L’abete rosso è particolarmente esposto. Si tratta di un albero che forniva tradizionalmente legname economico per le segherie. In passato è stato piantato ad altitudini inferiori rispetto a quelle ideali per motivi economici. Arriva infatti fino a 600 metri. Al giorno d’oggi le basse quote sono estremamente colpite dal bostrico, un parassita letale per l’abete rosso, e dai periodi di siccità che ne mettono in pericolo la sopravvivenza. Per questo sempre più spesso questo albero è sostituito con latifoglie attraverso interventi importanti di ripiantumazione.

 

Quale è la situazione negli altri paesi europei? 

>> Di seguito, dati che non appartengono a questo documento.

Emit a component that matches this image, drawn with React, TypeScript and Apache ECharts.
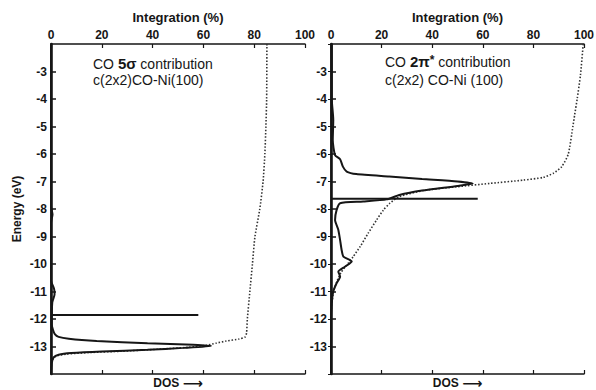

Credo che le altre nazioni, quantomeno quelle alpine, abbiano più o meno i nostri problemi e hanno sperimentato come noi la drastica riduzione dei vivai. Il cambiamento climatico imporrà anche a loro un cambio di rotta rispetto ai vivai pubblici per riportare nuove specie in zone dove oggi non ci sono, ma dove tra decenni saranno al posto giusto. Poco tempo fa sono stato in Sudtirolo e ho toccato con mano i danni del cambiamento climatico. Nel 2018 l’uragano Vaia ha colpito queste zone e ha abbattuto milioni di alberi. Un fenomeno mai visto. Oltre a questo, hanno subito anche danni causati da precipitazioni nevose straordinarie negli ultimi due anni. A seguito di questi eventi sono stati colpiti anche dal bostrico, che, grazie alle temperature più alte, riesce a riprodursi più in fretta. Questa serie di eventi a dir poco sfortunati ha spinto le autorità a operare degli interventi straordinari e, quindi, il vivaio locale ha dovuto attrezzarsi per aumentare esponenzialmente la produzione di piantine. Scenari del genere, purtroppo, diventeranno sempre meno rari.